The deceased spouse has nothing left to offer the world except their memories, stories about them, and pictures. Your love has to carry you through a lifetime of living for you both, and seeing the things that you planned together, living the dreams that you made together, and finding some level of happiness that they can no longer be a part of....and all of that, lives within every facet of your heart.

My Ex wife still lives in a small corner of my heart, and I will always love her in some small way.

K took my heart with her when she passed.

I would never wish either on anyone, because they both share similar pain.

Every road is different for everyone walking it....

When my Ex left, the moving truck backed up and took all of her things....

The Coroner van doesn't have a trailer hitch....

You see one of her things....she's gone

You think of something you want to tell her....she's gone

You see her picture...she's gone

You forgot a couple boxes of your things here....she can't swing by and get them.

You need advice parenting a child...she's gone....
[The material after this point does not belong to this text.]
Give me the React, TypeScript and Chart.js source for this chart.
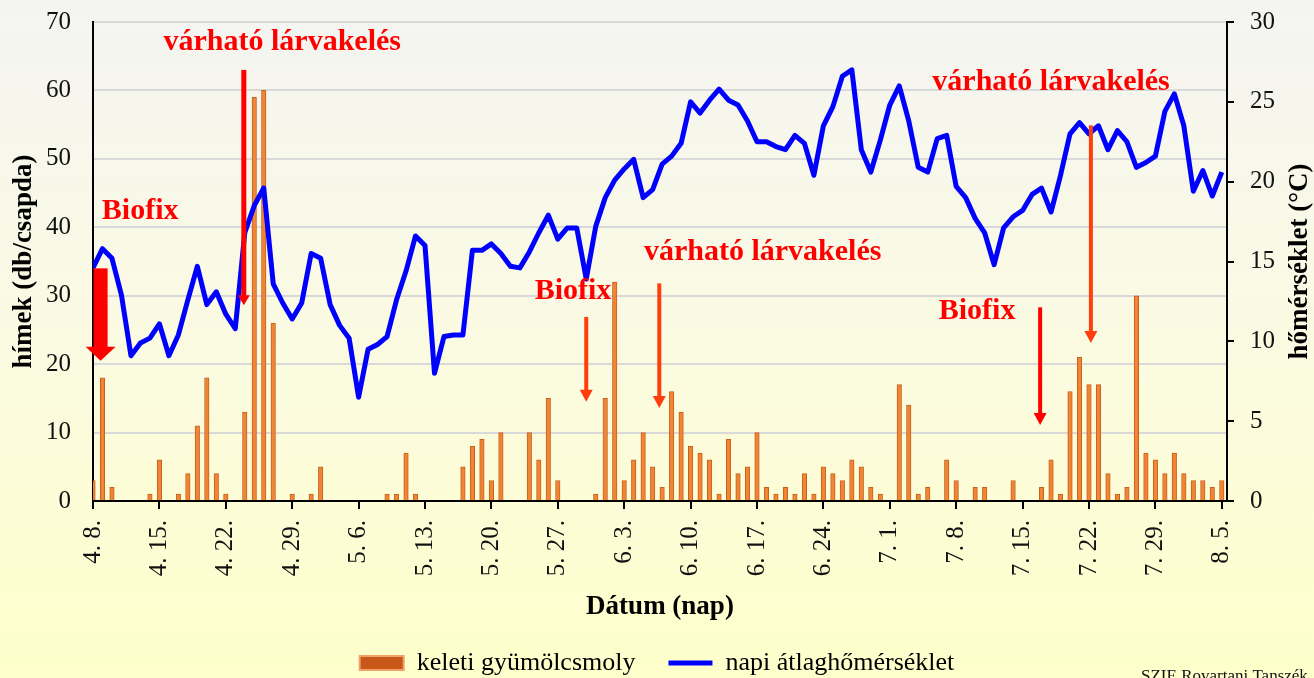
import { useEffect, useRef } from 'react';
import { Chart, registerables } from 'chart.js';

Chart.register(...registerables);

const FONT = '"Liberation Serif", "Times New Roman", serif';

// tick positions (days since 4.8.) and their labels
const tickDays = [0, 7, 14, 21, 28, 35, 42, 49, 56, 63, 70, 77, 84, 91, 98, 105, 112, 119];
const tickLabels = ['4. 8.', '4. 15.', '4. 22.', '4. 29.', '5. 6.', '5. 13.', '5. 20.', '5. 27.', '6. 3.', '6. 10.', '6. 17.', '6. 24.', '7. 1.', '7. 8.', '7. 15.', '7. 22.', '7. 29.', '8. 5.'];

// daily catch: keleti gyümölcsmoly (hímek db/csapda), day 0 = 4.8.
const mothCounts = [
  3, 18, 2, 0, 0, 0, 1, 6, 0, 1,
  4, 11, 18, 4, 1, 0, 13, 59, 60, 26,
  0, 1, 0, 1, 5, 0, 0, 0, 0, 0,
  0, 1, 1, 7, 1, 0, 0, 0, 0, 5,
  8, 9, 3, 10, 0, 0, 10, 6, 15, 3,
  0, 0, 0, 1, 15, 32, 3, 6, 10, 5,
  2, 16, 13, 8, 7, 6, 1, 9, 4, 5,
  10, 2, 1, 2, 1, 4, 1, 5, 4, 3,
  6, 5, 2, 1, 0, 17, 14, 1, 2, 0,
  6, 3, 0, 2, 2, 0, 0, 3, 0, 0,
  2, 6, 1, 16, 21, 17, 17, 4, 1, 2,
  30, 7, 6, 4, 7, 4, 3, 3, 2, 3,
];

// napi átlaghőmérséklet (°C)
const dailyTemp = [
  14.6, 15.8, 15.2, 12.9, 9.1, 9.9, 10.2, 11.1, 9.1, 10.4,
  12.6, 14.7, 12.3, 13.1, 11.7, 10.8, 16.8, 18.5, 19.6, 13.6,
  12.4, 11.4, 12.4, 15.5, 15.2, 12.3, 11.0, 10.2, 6.5, 9.5,
  9.8, 10.3, 12.6, 14.4, 16.6, 16.0, 8.0, 10.3, 10.4, 10.4,
  15.7, 15.7, 16.1, 15.5, 14.7, 14.6, 15.6, 16.8, 17.9, 16.4,
  17.1, 17.1, 13.9, 17.2, 19.0, 20.1, 20.8, 21.4, 19.0, 19.5,
  21.1, 21.6, 22.4, 25.0, 24.3, 25.1, 25.8, 25.1, 24.8, 23.8,
  22.5, 22.5, 22.2, 22.0, 22.9, 22.4, 20.4, 23.5, 24.7, 26.6,
  27.0, 22.0, 20.6, 22.6, 24.8, 26.0, 23.8, 20.9, 20.6, 22.7,
  22.9, 19.7, 19.0, 17.7, 16.8, 14.8, 17.1, 17.8, 18.2, 19.2,
  19.6, 18.1, 20.4, 23.0, 23.7, 23.0, 23.5, 22.0, 23.2, 22.5,
  20.9, 21.2, 21.6, 24.4, 25.5, 23.5, 19.4, 20.7, 19.1, 20.6,
];

// annotation labels (day, left-axis value)
const noteTexts = ['várható lárvakelés', 'Biofix', 'Biofix', 'várható lárvakelés', 'várható lárvakelés', 'Biofix'];
const noteDays = [19.95, 4.97, 50.6, 70.6, 101.0, 93.2];
const noteValues = [67.0, 42.3, 30.6, 36.4, 61.2, 27.7];

// arrows: day, from value, to value
const arrowDays = [0.8, 15.9, 52.0, 59.7, 105.2, 99.85];
const arrowFrom = [34.0, 63.0, 26.9, 31.8, 54.9, 28.3];
const arrowTo = [20.5, 28.6, 14.5, 13.6, 23.1, 11.1];
const arrowShaft = [14, 5, 4, 4, 4, 4];
const arrowHeadW = [30, 12, 13, 13, 13, 13];
const arrowHeadL = [14, 10, 12, 12, 12, 12];
const arrowColors = ['#ff0000', '#ff0000', '#ff3d0d', '#ff3d0d', '#ff3d0d', '#ff0000'];

const bgPlugin = {
  id: 'bgGradient',
  beforeDraw(chart: any) {
    const { ctx, width, height } = chart;
    const g = ctx.createLinearGradient(0, 0, 0, 678);
    g.addColorStop(0, '#f4f4f2');
    g.addColorStop(0.45, '#fafae4');
    g.addColorStop(1, '#ffffcb');
    ctx.save();
    ctx.fillStyle = g;
    ctx.fillRect(0, 0, width, height);
    ctx.restore();
  },
};

const notesPlugin = {
  id: 'notes',
  afterDatasetsDraw(chart: any) {
    const { ctx } = chart;
    const xs = chart.scales.x;
    const ys = chart.scales.y;
    ctx.save();
    for (let i = 0; i < arrowDays.length; i++) {
      const x = xs.getPixelForValue(arrowDays[i]);
      const y0 = ys.getPixelForValue(arrowFrom[i]);
      const y1 = ys.getPixelForValue(arrowTo[i]);
      const hl = arrowHeadL[i];
      ctx.fillStyle = arrowColors[i];
      ctx.fillRect(x - arrowShaft[i] / 2, y0, arrowShaft[i], y1 - hl - y0 + 1);
      ctx.beginPath();
      ctx.moveTo(x - arrowHeadW[i] / 2, y1 - hl);
      ctx.lineTo(x + arrowHeadW[i] / 2, y1 - hl);
      ctx.lineTo(x, y1);
      ctx.closePath();
      ctx.fill();
    }
    ctx.font = `bold 30px ${FONT}`;
    ctx.fillStyle = '#ff0000';
    ctx.textAlign = 'center';
    ctx.textBaseline = 'middle';
    for (let i = 0; i < noteTexts.length; i++) {
      ctx.fillText(noteTexts[i], xs.getPixelForValue(noteDays[i]), ys.getPixelForValue(noteValues[i]));
    }
    ctx.restore();
  },
  afterDraw(chart: any) {
    const { ctx, chartArea } = chart;
    ctx.save();
    ctx.translate(1300, (chartArea.top + chartArea.bottom) / 2);
    ctx.rotate(-Math.PI / 2);
    ctx.font = `bold 27px ${FONT}`;
    ctx.fillStyle = '#000';
    ctx.textAlign = 'center';
    ctx.textBaseline = 'middle';
    ctx.fillText('hőmérséklet (°C)', 0, 0);
    ctx.restore();
    ctx.save();
    ctx.font = `17px ${FONT}`;
    ctx.fillStyle = '#111';
    ctx.textAlign = 'left';
    ctx.textBaseline = 'alphabetic';
    ctx.fillText('SZIE Rovartani Tanszék', 1141, 681);
    ctx.restore();
  },
};

export default function App() {
  const ref = useRef<HTMLCanvasElement>(null);
  useEffect(() => {
    const chart = new Chart(ref.current as HTMLCanvasElement, {
      type: 'bar',
      data: {
        datasets: [
          {
            type: 'bar',
            label: 'keleti gyümölcsmoly',
            data: mothCounts.map((v, i) => ({ x: i, y: v })),
            backgroundColor: '#f08535',
            borderColor: '#c8601e',
            borderWidth: 1,
            barThickness: 4.5,
            yAxisID: 'y',
            order: 2,
            clip: 0,
          } as any,
          {
            type: 'line',
            label: 'napi átlaghőmérséklet',
            data: dailyTemp.map((v, i) => ({ x: i, y: v })),
            borderColor: '#0000ff',
            backgroundColor: '#0000ff',
            borderWidth: 5,
            pointRadius: 0,
            tension: 0,
            borderJoinStyle: 'round',
            yAxisID: 'y1',
            order: 1,
          } as any,
        ],
      },
      options: {
        animation: false,
        responsive: false,
        layout: { padding: { top: 22, left: 0, right: 0, bottom: 4 } },
        plugins: {
          tooltip: { enabled: false },
          legend: {
            position: 'bottom',
            labels: {
              usePointStyle: true,
              pointStyleWidth: 44,
              boxHeight: 14,
              padding: 33,
              font: { family: FONT, size: 26 },
              color: '#000',
              generateLabels: () => [
                { text: 'keleti gyümölcsmoly', fillStyle: '#c8581a', strokeStyle: '#f2a06a', lineWidth: 2, pointStyle: 'rect', hidden: false, datasetIndex: 0, fontColor: '#000' },
                { text: 'napi átlaghőmérséklet', fillStyle: '#0000ff', strokeStyle: '#0000ff', lineWidth: 5, pointStyle: 'line', hidden: false, datasetIndex: 1, fontColor: '#000' },
              ] as any,
            },
          },
        },
        scales: {
          x: {
            type: 'linear',
            position: 'bottom',
            min: 0,
            max: 119.55,
            offset: false,
            afterBuildTicks: (s: any) => {
              s.ticks = tickDays.map((v) => ({ value: v }));
            },
            afterFit: (s: any) => {
              s.height = 116;
            },
            ticks: {
              autoSkip: false,
              minRotation: 90,
              maxRotation: 90,
              padding: 11,
              color: '#111',
              font: { family: FONT, size: 25 },
              callback: (_v: any, i: number) => tickLabels[i],
            },
            grid: { offset: false, drawOnChartArea: false, drawTicks: true, tickLength: 8, color: '#000', lineWidth: 2 },
            border: { color: '#000', width: 2 },
            title: {
              display: true,
              text: 'Dátum (nap)',
              color: '#000',
              font: { family: FONT, size: 27, weight: 'bold' },
              padding: { top: 0, bottom: -6 },
            },
          } as any,
          y: {
            type: 'linear',
            position: 'left',
            min: 0,
            max: 70,
            afterFit: (s: any) => {
              s.width = 93;
              s.paddingTop = 0;
              s.paddingBottom = 0;
            },
            ticks: { stepSize: 10, padding: 22, color: '#111', font: { family: FONT, size: 25 } },
            grid: {
              drawTicks: false,
              lineWidth: 2,
              color: (c: any) => (c.tick && c.tick.value === 0 ? 'rgba(0,0,0,0)' : '#d9d9d9'),
            },
            border: { color: '#000', width: 2 },
            title: {
              display: true,
              text: 'hímek (db/csapda)',
              color: '#000',
              font: { family: FONT, size: 27, weight: 'bold' },
              padding: { top: 8, bottom: 0 },
            },
          } as any,
          y1: {
            type: 'linear',
            position: 'right',
            min: 0,
            max: 30,
            afterFit: (s: any) => {
              s.width = 87;
              s.paddingTop = 0;
              s.paddingBottom = 0;
            },
            ticks: { stepSize: 5, padding: 16, color: '#111', font: { family: FONT, size: 25 } },
            grid: { drawOnChartArea: false, drawTicks: true, tickLength: 7, color: '#000', lineWidth: 2 },
            border: { color: '#000', width: 2 },
          } as any,
        },
      },
      plugins: [bgPlugin, notesPlugin],
    } as any);
    return () => chart.destroy();
  }, []);
  return (
    <div style={{ position: 'absolute', left: 0, top: 0, width: 1314, height: 678, overflow: 'hidden' }}>
      <canvas ref={ref} width={1314} height={690} style={{ display: 'block', width: 1314, height: 690 }} />
    </div>
  );
}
You can't remember the password to pay the power bill....she F'ing gone...

I didn't lose her once and done....I STILL lose her a thousand times every day....

With my Divorce, comparing the 2 for myself, after a year, I was detached enough to start moving forward with my life, for me, and I didn't feel like I lost her over and over again. I wasn't devastated at the occasional interaction with our history.
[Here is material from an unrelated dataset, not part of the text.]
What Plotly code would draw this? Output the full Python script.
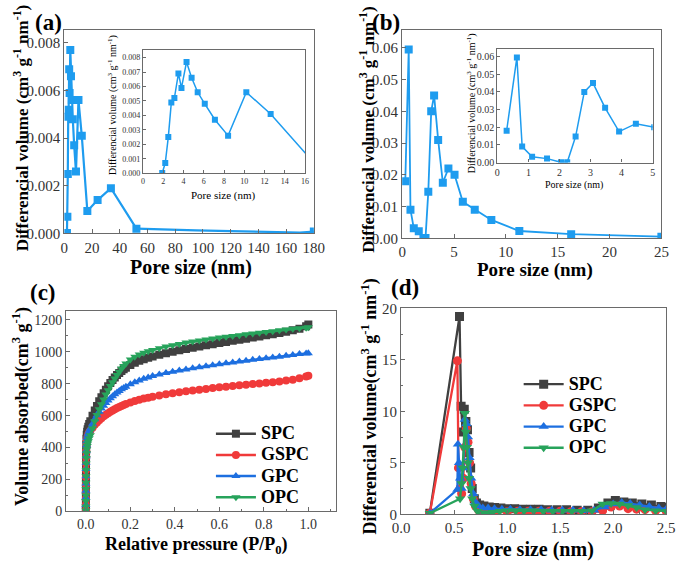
import plotly.graph_objects as go

# ---- panel (a): PSD, main + inset (pore size nm, differential volume)
a_size = [1.9, 2.2, 2.5, 2.8, 3.1, 3.5, 3.8, 4.3, 4.8, 5.4, 6.1, 7.1, 8.4, 10.2, 12.6, 16.6, 24.0, 33.6, 52.0]
a_vol = [0.00002, 0.0007, 0.0025, 0.0049, 0.0052, 0.0069, 0.0059, 0.0077, 0.0066, 0.0056, 0.0048,
         0.0037, 0.0026, 0.0056, 0.0041, 0.00094, 0.0014, 0.0019, 0.0002]
a_tail_size = [52.0, 70.0, 95.0, 120.0, 150.0, 170.0, 180.0]
a_tail_vol = [0.0002, 0.00016, 0.00013, 0.0001, 0.00007, 0.00004, 0.00008]

# ---- panel (b)
b_size = [0.3, 0.63, 0.8, 1.12, 1.6, 2.05, 2.25, 2.52, 2.8, 3.08, 3.47, 3.92, 4.46, 5.05,
          5.85, 7.0, 8.6, 11.3, 16.3, 25.0]
b_vol = [0.018, 0.0595, 0.009, 0.0032, 0.0022, 0.0001, 0.0001, 0.0147, 0.040, 0.045, 0.031,
         0.0175, 0.022, 0.020, 0.0115, 0.009, 0.0058, 0.0023, 0.0013, 0.0005]

# ---- panel (c): N2 isotherms
p_rel = [0.00001, 0.00005, 0.0001, 0.0002, 0.0003, 0.0005, 0.0007, 0.001, 0.0015, 0.002, 0.003,
         0.004, 0.006, 0.008, 0.011, 0.015, 0.02, 0.03, 0.04, 0.05, 0.06, 0.07, 0.08, 0.09, 0.10,
         0.11, 0.12, 0.13, 0.14, 0.15, 0.16, 0.17, 0.18, 0.20, 0.22, 0.24, 0.26, 0.28, 0.30, 0.33,
         0.36, 0.39, 0.42, 0.45, 0.48, 0.51, 0.54, 0.57, 0.60, 0.63, 0.66, 0.69, 0.72, 0.75, 0.78,
         0.81, 0.84, 0.87, 0.90, 0.93, 0.96, 0.99, 1.00]
spc_ads = [5, 45, 90, 140, 190, 240, 290, 340, 385, 420, 455, 480, 500, 515, 530, 548,
           565, 600, 632, 660, 690, 715, 740, 762, 785, 805, 824, 840, 855, 868, 880, 891, 901,
           918, 932, 944, 954, 963, 971, 982, 992, 1001, 1010, 1018, 1026, 1034, 1041, 1048, 1055,
           1062, 1069, 1076, 1083, 1090, 1097, 1104, 1111, 1118, 1126, 1135, 1145, 1160, 1172]
gspc_ads = [5, 40, 80, 125, 170, 215, 260, 300, 340, 375, 410, 435, 455, 470, 483, 495,
            505, 525, 543, 558, 572, 584, 596, 606, 616, 625, 633, 641, 648, 655, 661, 667, 673,
            683, 692, 700, 707, 713, 719, 727, 734, 741, 747, 753, 758, 763, 768, 773, 778,
            782, 786, 790, 794, 798, 802, 806, 810, 815, 820, 826, 834, 845, 850]
gpc_ads = [5, 40, 85, 130, 175, 220, 265, 305, 345, 380, 415, 440, 460, 475, 490, 505,
           520, 550, 578, 603, 625, 645, 663, 680, 695, 709, 722, 734, 745, 755, 765, 774, 782,
           797, 810, 821, 831, 840, 848, 858, 867, 875, 883, 890, 897, 904, 910, 916, 922,
           928, 934, 940, 945, 950, 955, 960, 965, 970, 975, 980, 986, 990, 992]
opc_ads = [5, 30, 65, 100, 140, 180, 220, 260, 300, 335, 365, 390, 410, 425, 440, 458,
           478, 520, 565, 605, 640, 672, 702, 732, 760, 786, 810, 833, 855, 876, 895, 912, 927,
           952, 970, 984, 995, 1004, 1012, 1023, 1033, 1042, 1050, 1058, 1065, 1072, 1078, 1084,
           1090, 1095, 1100, 1105, 1110, 1115, 1120, 1125, 1130, 1135, 1140, 1145, 1148, 1152, 1155]

# ---- panel (d): micropore PSD
spc_d_x = [0.27, 0.55, 0.565, 0.58, 0.595, 0.61, 0.625, 0.64, 0.655, 0.67, 0.69, 0.71, 0.74, 0.78,
           0.83, 0.88, 0.94, 1.0, 1.07, 1.14, 1.22, 1.3, 1.38, 1.47, 1.56, 1.66, 1.76, 1.86, 1.95,
           2.02, 2.1, 2.18, 2.27, 2.36, 2.45, 2.5]
spc_d_y = [0.1, 19.2, 10.5, 8.0, 10.2, 9.0, 8.2, 6.0, 4.5, 2.5, 1.5, 1.1, 0.9, 0.8, 0.7, 0.65, 0.6,
           0.55, 0.55, 0.5, 0.5, 0.5, 0.45, 0.45, 0.45, 0.4, 0.4, 0.6, 1.1, 1.35, 1.2, 1.1, 1.0,
           0.9, 0.75, 0.65]
gspc_d_x = [0.27, 0.53, 0.54, 0.555, 0.57, 0.585, 0.6, 0.615, 0.63, 0.645, 0.66, 0.68, 0.7, 0.73,
            0.77, 0.82, 0.9, 1.0, 1.1, 1.2, 1.3, 1.4, 1.5, 1.6, 1.7, 1.8, 1.9, 1.98, 2.06, 2.14,
            2.22, 2.3, 2.4, 2.5]
gspc_d_y = [0.1, 14.9, 4.5, 2.5, 2.0, 3.5, 6.5, 8.3, 7.0, 5.0, 3.0, 1.5, 0.8, 0.4, 0.2, 0.15, 0.2,
            0.25, 0.3, 0.3, 0.3, 0.3, 0.3, 0.25, 0.25, 0.25, 0.35, 0.7, 0.8, 0.55, 0.5, 0.45,
            0.35, 0.3]
gpc_d_x = [0.27, 0.53, 0.535, 0.545, 0.555, 0.57, 0.585, 0.6, 0.615, 0.63, 0.645, 0.66, 0.68, 0.7,
           0.73, 0.77, 0.82, 0.88, 0.95, 1.03, 1.12, 1.22, 1.32, 1.42, 1.52, 1.62, 1.72, 1.82,
           1.92, 2.0, 2.08, 2.16, 2.25, 2.34, 2.43, 2.5]
gpc_d_y = [0.1, 2.4, 6.8, 5.0, 3.5, 2.5, 4.5, 9.2, 8.8, 7.5, 5.5, 3.5, 2.0, 1.2, 0.8, 0.6, 0.6,
           0.55, 0.5, 0.5, 0.45, 0.45, 0.45, 0.4, 0.4, 0.4, 0.35, 0.4, 0.7, 1.0, 1.15, 1.05, 0.9,
           0.75, 0.6, 0.5]
opc_d_x = [0.27, 0.555, 0.57, 0.58, 0.59, 0.6, 0.61, 0.62, 0.63, 0.64, 0.655, 0.67, 0.69, 0.72,
           0.76, 0.8, 0.86, 0.93, 1.0, 1.08, 1.16, 1.25, 1.34, 1.43, 1.52, 1.61, 1.7, 1.8, 1.9,
           1.98, 2.06, 2.14, 2.22, 2.3, 2.4, 2.5]
opc_d_y = [0.1, 1.5, 3.0, 4.5, 6.5, 9.8, 8.0, 6.5, 5.0, 3.5, 2.5, 1.5, 0.8, 0.3, 0.15, 0.1, 0.2,
           0.3, 0.35, 0.35, 0.35, 0.35, 0.3, 0.3, 0.3, 0.3, 0.3, 0.35, 1.0, 1.05, 1.0, 0.85, 0.65,
           0.45, 0.35, 0.3]

SERIF = "Liberation Serif, Times New Roman, serif"
BLUE = "#1e9cef"
colors = {"SPC": "#404040", "GSPC": "#f03a3a", "GPC": "#1d6fe0", "OPC": "#27a35b"}
symbols = {"SPC": "square", "GSPC": "circle", "GPC": "triangle-up", "OPC": "triangle-down"}

W, H = 685, 567


def px_x(a, b):
    return [a / W, b / W]


def px_y(top, bottom):
    return [1 - bottom / H, 1 - top / H]


def axis(domain, rng, dtick, anchor, size, fmt=None, minor=None, ticklen=4):
    d = dict(
        domain=domain, range=rng, dtick=dtick, tick0=0, anchor=anchor,
        showline=True, mirror=True, linecolor="#6a6a6a", linewidth=1.3,
        ticks="inside", ticklen=ticklen, tickcolor="#6a6a6a",
        showgrid=False, zeroline=False,
        tickfont=dict(family=SERIF, size=size, color="#333333"),
    )
    if fmt:
        d["tickformat"] = fmt
    if minor:
        d["minor"] = dict(dtick=minor, ticks="inside", ticklen=ticklen - 2, tickcolor="#6a6a6a")
    return d


def legend_name(name):
    # shown at 18px, while the legend font (row height) stays smaller
    return '<span style="font-size:18px"><b>' + name + "</b></span>"


fig = go.Figure()

# (a)
fig.add_trace(go.Scatter(x=a_size, y=a_vol, mode="lines+markers", xaxis="x", yaxis="y",
                         line=dict(color=BLUE, width=2.2),
                         marker=dict(symbol="square", size=8, color=BLUE), showlegend=False))
fig.add_trace(go.Scatter(x=a_tail_size, y=a_tail_vol, mode="lines", xaxis="x", yaxis="y",
                         line=dict(color=BLUE, width=2.2), showlegend=False))
fig.add_trace(go.Scatter(x=a_tail_size[-1:], y=a_tail_vol[-1:], mode="markers", xaxis="x", yaxis="y",
                         marker=dict(symbol="square", size=8, color=BLUE), showlegend=False))
fig.add_trace(go.Scatter(x=a_size, y=a_vol, mode="lines+markers", xaxis="x2", yaxis="y2",
                         line=dict(color=BLUE, width=1.5),
                         marker=dict(symbol="square", size=6, color=BLUE), showlegend=False))

# (b)
fig.add_trace(go.Scatter(x=b_size, y=b_vol, mode="lines+markers", xaxis="x3", yaxis="y3",
                         line=dict(color=BLUE, width=1.8),
                         marker=dict(symbol="square", size=8, color=BLUE), showlegend=False))
fig.add_trace(go.Scatter(x=b_size, y=b_vol, mode="lines+markers", xaxis="x4", yaxis="y4",
                         line=dict(color=BLUE, width=1.5),
                         marker=dict(symbol="square", size=6, color=BLUE), showlegend=False))

# (c)
for name, vals in [("SPC", spc_ads), ("GSPC", gspc_ads), ("GPC", gpc_ads), ("OPC", opc_ads)]:
    fig.add_trace(go.Scatter(x=p_rel, y=vals, mode="lines+markers", xaxis="x5", yaxis="y5",
                             name=legend_name(name), legend="legend",
                             line=dict(color=colors[name], width=2.5),
                             marker=dict(symbol=symbols[name], size=8, color=colors[name])))

# (d)
for name, xs, ys in [("SPC", spc_d_x, spc_d_y), ("GSPC", gspc_d_x, gspc_d_y),
                     ("GPC", gpc_d_x, gpc_d_y), ("OPC", opc_d_x, opc_d_y)]:
    fig.add_trace(go.Scatter(x=xs, y=ys, mode="lines+markers", xaxis="x6", yaxis="y6",
                             name=legend_name(name), legend="legend2",
                             line=dict(color=colors[name], width=2.3),
                             marker=dict(symbol=symbols[name], size=9, color=colors[name])))

legend_style = dict(xanchor="left", yanchor="top", bgcolor="rgba(0,0,0,0)",
                    font=dict(family=SERIF, size=14, color="black"), tracegroupgap=0,
                    itemwidth=40)

fig.update_layout(
    width=W, height=H,
    margin=dict(l=0, r=0, t=0, b=0),
    paper_bgcolor="white", plot_bgcolor="white",
    font=dict(family=SERIF, color="black"),
    xaxis=axis(px_x(57, 314), [0, 180], 20, "y", 15),
    yaxis=axis(px_y(23, 232), [0, 0.00853], 0.002, "x", 15, fmt=".3f"),
    xaxis2=axis(px_x(138, 305), [0, 16], 2, "y2", 8, ticklen=3),
    yaxis2=axis(px_y(43, 170), [0, 0.00854], 0.001, "x2", 8, fmt=".3f", ticklen=3),
    xaxis3=axis(px_x(405, 672), [0, 25], 5, "y3", 15),
    yaxis3=axis(px_y(23, 237), [0, 0.0655], 0.01, "x3", 15, fmt=".2f"),
    xaxis4=axis(px_x(503, 663), [0, 5], 1, "y4", 10, ticklen=3),
    yaxis4=axis(px_y(42, 159), [0, 0.0644], 0.01, "x4", 10, fmt=".2f", ticklen=3),
    xaxis5=axis(px_x(59, 337), [-0.088, 1.125], 0.2, "y5", 14, fmt=".1f", minor=0.1),
    yaxis5=axis(px_y(312, 518), [0, 1255], 200, "x5", 14, minor=100),
    xaxis6=axis(px_x(404, 677), [0, 2.5], 0.5, "y6", 15, fmt=".1f", minor=0.25),
    yaxis6=axis(px_y(309, 521), [0, 20], 5, "x6", 15, minor=2.5),
    legend=dict(x=208 / W, y=1 - 422 / H, **legend_style),
    legend2=dict(x=525 / W, y=1 - 371 / H, **legend_style),
)


def note(text, x, y, size, bold=True, angle=0):
    fig.add_annotation(text="<b>" + text + "</b>" if bold else text,
                       x=x / W, y=1 - y / H, xref="paper", yref="paper",
                       xanchor="center", yanchor="middle", showarrow=False, textangle=angle,
                       font=dict(family=SERIF, size=size, color="black"))


dv_title = "Differencial volume (cm<sup>3</sup> g<sup>-1</sup> nm<sup>-1</sup>)"

# panel labels
note("(a)", 41, 15, 23)
note("(b)", 388, 15, 23)
note("(c)", 35, 293, 23)
note("(d)", 408, 288, 23)

# axis titles
note("Pore size (nm)", 187, 267, 20)
note(dv_title, 12, 124, 17, angle=-90)
note("Pore size (nm)", 542, 270, 19)
note(dv_title, 369, 125, 17, angle=-90)
note("Relative pressure (P/P<sub>0</sub>)", 193, 553, 18)
note("Volume absorbed(cm<sup>3</sup> g<sup>-1</sup>)", 13, 410, 18, angle=-90)
note("Pore size (nm)", 540, 557, 20)
note("Differencial volume(cm<sup>3</sup> g<sup>-1</sup> nm<sup>-1</sup>)", 372, 410, 18, angle=-90)

# inset titles
note("Pore size (nm)", 220, 193, 11, bold=False)
note(dv_title, 106, 100, 10, bold=False, angle=-90)
note("Pore size (nm)", 582, 182, 10, bold=False)
note(dv_title, 476, 98, 10, bold=False, angle=-90)

# page body has a default 8px margin; drop it so the figure sits at the window corner
fig.write_html("out.html", config={"displayModeBar": False},
               post_script="document.body.style.margin='0';")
I don't wanna get all soapbox with you, and I'm not trying to diminish what you have gone through.

I just want you to understand that the differences are not what you might think that they are. And if you are trying to understand, then I want you to have as much information as you can get about both sides of the subject.

Until you've experienced each side that you are discussing, you can never fully understand it. I tell young men waiting for the birth of their first child, that nothing I say to you can describe what you will feel when you watch your child being born, yet IF you've been there and have witnessed it ? I don't have to describe it to you, because you know... There are no words to accurately describe each pain, because they are as unique and individual as the person experiencing them.